Ireland: Prepare now for rising fiscal pressures, external risks
Ireland needs to prepare itself to meet rising pressures on public finances from an ageing population and significant external risks such as new EU-UK trade barriers post Brexit. Another important development could be future changes to the international tax rules, according to a new OECD report.
The latest OECD Economic Survey of Ireland projects Irish GDP growth at 6.2% in 2019, then at still solid rates of 3.6% in 2020 and 3.3% in 2021. Yet the risks to these forecasts are significant and Ireland’s high public debt and fragilities in the banking system could exacerbate any economic shock. The coming years will also be marked by rising health and pension costs, as the population ages, and a possible end to several years of tax windfalls.
The Survey recommends taking concrete steps to improve public spending efficiency and find new sources of revenue. It is also vital to maintain Ireland’s attractiveness as an investment hub for multinationals, for example through addressing skills shortages in the workforce, lowering barriers to competition such as complex licensing procedures, and ensuring good transport infrastructure and affordable housing in Dublin. Improving skills and the use of new technologies could also help to narrow the productivity gap between Irish and foreign firms.
“Ireland’s open economy has helped it emerge stronger from the crisis, yet the country is very exposed to external factors. Fiscal prudence will be vital with health and pension costs set to rise just as the economy faces disruption from Brexit and a potential drop in corporate tax receipts,” said OECD Chief Economist Laurence Boone. “This is a crucial time for Ireland and the focus for the incoming government should be to keep the economy on a solid track.”
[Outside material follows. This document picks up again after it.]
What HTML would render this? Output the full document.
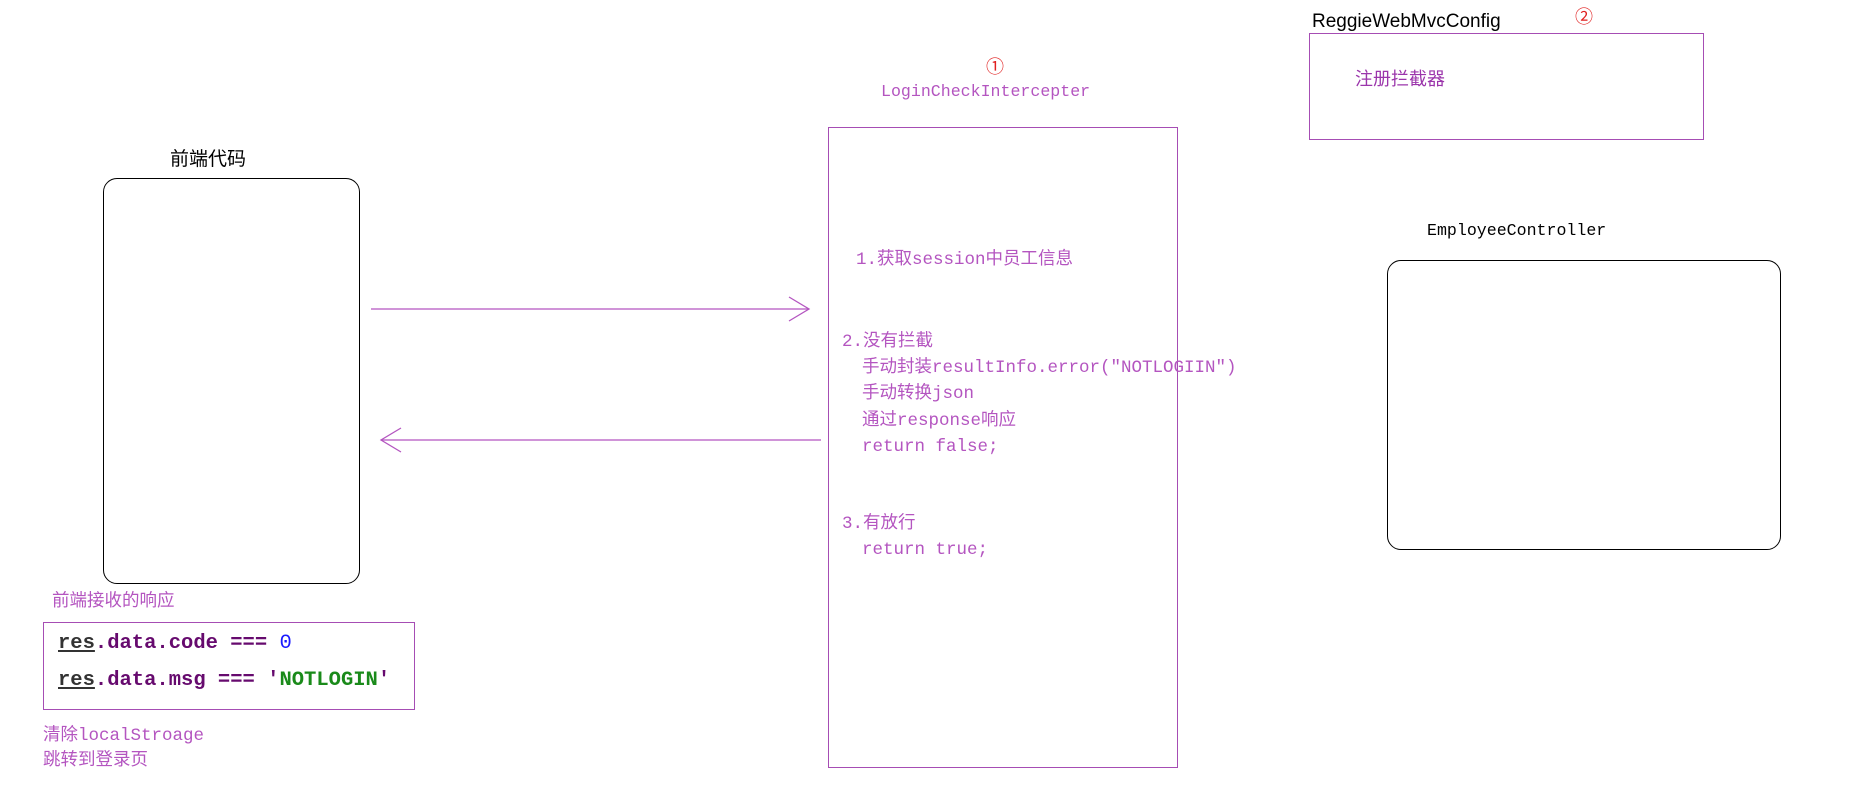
<!DOCTYPE html>
<html><head><meta charset="utf-8"><style>
body{margin:0;width:1865px;height:787px;background:#fff;position:relative;overflow:hidden;font-family:"Liberation Mono","Noto Sans CJK SC",monospace;}
.a{position:absolute;white-space:pre;line-height:1;}
.box{position:absolute;box-sizing:border-box;}
.p{color:#b455c0;font-size:17.5px;}
</style></head><body>
<div class="box" style="left:103px;top:178px;width:257px;height:406px;border:1.3px solid #000;border-radius:14px"></div>
<div class="box" style="left:1387px;top:260px;width:394px;height:290px;border:1.3px solid #000;border-radius:14px"></div>
<div class="box" style="left:828px;top:127px;width:350px;height:641px;border:1.5px solid #a64db4"></div>
<div class="box" style="left:1309px;top:33px;width:395px;height:107px;border:1.5px solid #a64db4"></div>
<div class="box" style="left:43px;top:622px;width:372px;height:88px;border:1.5px solid #a64db4"></div>

<div class="a" style="left:170px;top:150px;font-size:19px;font-family:'Liberation Sans','Noto Sans CJK SC',sans-serif;color:#000">前端代码</div>
<div class="a" style="left:986px;top:58px;font-size:18px;color:#e02020;font-family:'Liberation Sans','Noto Sans CJK SC',sans-serif">①</div>
<div class="a p" style="left:881px;top:84px;font-size:16.6px">LoginCheckIntercepter</div>
<div class="a" style="left:1312px;top:12px;font-size:19px;font-family:'Liberation Sans',sans-serif;color:#000">ReggieWebMvcConfig</div>
<div class="a" style="left:1575px;top:8px;font-size:18px;color:#e02020;font-family:'Liberation Sans','Noto Sans CJK SC',sans-serif">②</div>
<div class="a" style="left:1355px;top:70px;font-size:18px;color:#9b35ab;font-family:'Liberation Sans','Noto Sans CJK SC',sans-serif">注册拦截器</div>
<div class="a" style="left:1427px;top:223px;font-size:16.6px;color:#000">EmployeeController</div>

<div class="a p" style="left:856px;top:252px">1.获取session中员工信息</div>
<div class="a p" style="left:842px;top:334px">2.没有拦截</div>
<div class="a p" style="left:862px;top:360px">手动封装resultInfo.error("NOTLOGIIN")</div>
<div class="a p" style="left:862px;top:386px">手动转换json</div>
<div class="a p" style="left:862px;top:413px">通过response响应</div>
<div class="a p" style="left:862px;top:439px">return false;</div>
<div class="a p" style="left:842px;top:516px">3.有放行</div>
<div class="a p" style="left:862px;top:542px">return true;</div>

<div class="a p" style="left:52px;top:594px">前端接收的响应</div>
<div class="a" style="left:58px;top:634px;font-size:20.5px;font-weight:bold;color:#660a6e"><span style="text-decoration:underline;color:#333">res</span>.data.code === <span style="color:#1a1aff;font-weight:normal">0</span></div>
<div class="a" style="left:58px;top:671px;font-size:20.5px;font-weight:bold;color:#660a6e"><span style="text-decoration:underline;color:#333">res</span>.data.msg === '<span style="color:#1a8a1a">NOTLOGIN</span>'</div>
<div class="a p" style="left:43px;top:728px">清除localStroage</div>
<div class="a p" style="left:43px;top:753px">跳转到登录页</div>

<svg width="1865" height="787" style="position:absolute;left:0;top:0" fill="none" stroke="#b455c0" stroke-width="1.3">
<line x1="371" y1="309" x2="809" y2="309"/>
<polyline points="789,297 809,309 789,321"/>
<line x1="821" y1="440" x2="381" y2="440"/>
<polyline points="401,428 381,440 401,452"/>
</svg>
</body></html>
Ireland has enjoyed windfall tax receipts as an investment hub for multinationals, but a planned overhaul of global tax rules is expected to lower related tax receipts by changing how and where corporate tax is paid. In recent years, Ireland has partly used one-off tax receipts to fund cost overruns in health and welfare. Future windfalls should go towards paying off debt or into the country’s strategic ‘rainy day’ investment fund, and cost overruns should be reined in through better budget planning.
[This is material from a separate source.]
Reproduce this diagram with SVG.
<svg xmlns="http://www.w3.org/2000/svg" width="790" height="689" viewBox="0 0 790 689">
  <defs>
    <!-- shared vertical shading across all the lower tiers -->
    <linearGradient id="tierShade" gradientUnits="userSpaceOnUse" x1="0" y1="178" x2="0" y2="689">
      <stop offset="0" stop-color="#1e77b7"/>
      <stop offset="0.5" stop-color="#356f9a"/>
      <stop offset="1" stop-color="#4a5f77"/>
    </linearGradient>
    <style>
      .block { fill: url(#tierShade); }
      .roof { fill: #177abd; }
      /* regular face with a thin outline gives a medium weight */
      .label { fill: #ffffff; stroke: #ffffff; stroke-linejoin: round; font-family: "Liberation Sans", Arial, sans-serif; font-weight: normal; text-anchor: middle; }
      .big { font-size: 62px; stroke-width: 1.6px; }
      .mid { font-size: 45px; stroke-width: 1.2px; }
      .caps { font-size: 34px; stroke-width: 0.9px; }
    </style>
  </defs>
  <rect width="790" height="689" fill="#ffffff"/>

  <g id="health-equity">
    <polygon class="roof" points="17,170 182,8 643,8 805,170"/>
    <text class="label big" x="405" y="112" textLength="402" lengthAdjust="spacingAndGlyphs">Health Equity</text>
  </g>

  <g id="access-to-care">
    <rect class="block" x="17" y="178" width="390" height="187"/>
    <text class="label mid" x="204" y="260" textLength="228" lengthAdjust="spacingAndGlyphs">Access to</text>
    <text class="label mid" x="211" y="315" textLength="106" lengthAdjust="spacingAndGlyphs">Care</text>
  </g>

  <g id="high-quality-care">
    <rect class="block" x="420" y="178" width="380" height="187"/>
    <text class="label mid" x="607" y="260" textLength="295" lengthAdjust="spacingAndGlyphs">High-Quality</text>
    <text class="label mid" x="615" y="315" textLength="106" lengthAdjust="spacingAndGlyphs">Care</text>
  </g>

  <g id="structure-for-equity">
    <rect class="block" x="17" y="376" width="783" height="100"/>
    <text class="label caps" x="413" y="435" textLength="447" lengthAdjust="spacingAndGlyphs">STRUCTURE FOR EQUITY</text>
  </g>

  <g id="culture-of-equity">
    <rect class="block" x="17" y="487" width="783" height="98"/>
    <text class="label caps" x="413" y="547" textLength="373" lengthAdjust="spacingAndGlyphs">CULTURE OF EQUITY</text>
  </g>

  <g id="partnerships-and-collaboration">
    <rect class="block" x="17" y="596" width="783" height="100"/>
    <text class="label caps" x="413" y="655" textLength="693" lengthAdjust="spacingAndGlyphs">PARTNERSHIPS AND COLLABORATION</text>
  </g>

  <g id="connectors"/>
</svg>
Health spending per person is already high in Ireland. Ageing will push it higher, while reducing revenues from labour taxes. Simulations suggest that public health and pension costs could rise by 1.5% of GDP annually by 2030 and by 6.5% of GDP by 2060. Basic pension benefits have risen much faster than inflation in recent years; indexing future increases to consumer prices would produce budgetary savings.
New revenue sources could focus on property and consumption taxes, which are less distortive for economic activity than income tax. Property values should be regularly reassessed for calculating local property taxes – today’s are based on 2013 values – and VAT should be streamlined from five rates to three. Low-income households should be cushioned from any adverse impacts. Separately, efforts to increase housing supply should continue as a way to curb soaring property prices.
Ireland stands particularly exposed to Brexit risks. The United Kingdom is an important trading partner, particularly in agriculture and food, and a vital land bridge for the majority of Irish exports that are bound for Europe. Exports of machinery, equipment, chemicals and tourism to the UK have stagnated or fallen since the 2016 UK referendum on EU membership, and any re-imposition of customs and border controls would hurt flows of goods to EU destinations.
Such risks make it even more important that Ireland reap as much benefit as it can from the digital economy. Irish businesses have tended to embrace new technologies well, the special digital chapter shows, but the impact on firm-level productivity growth has been modest.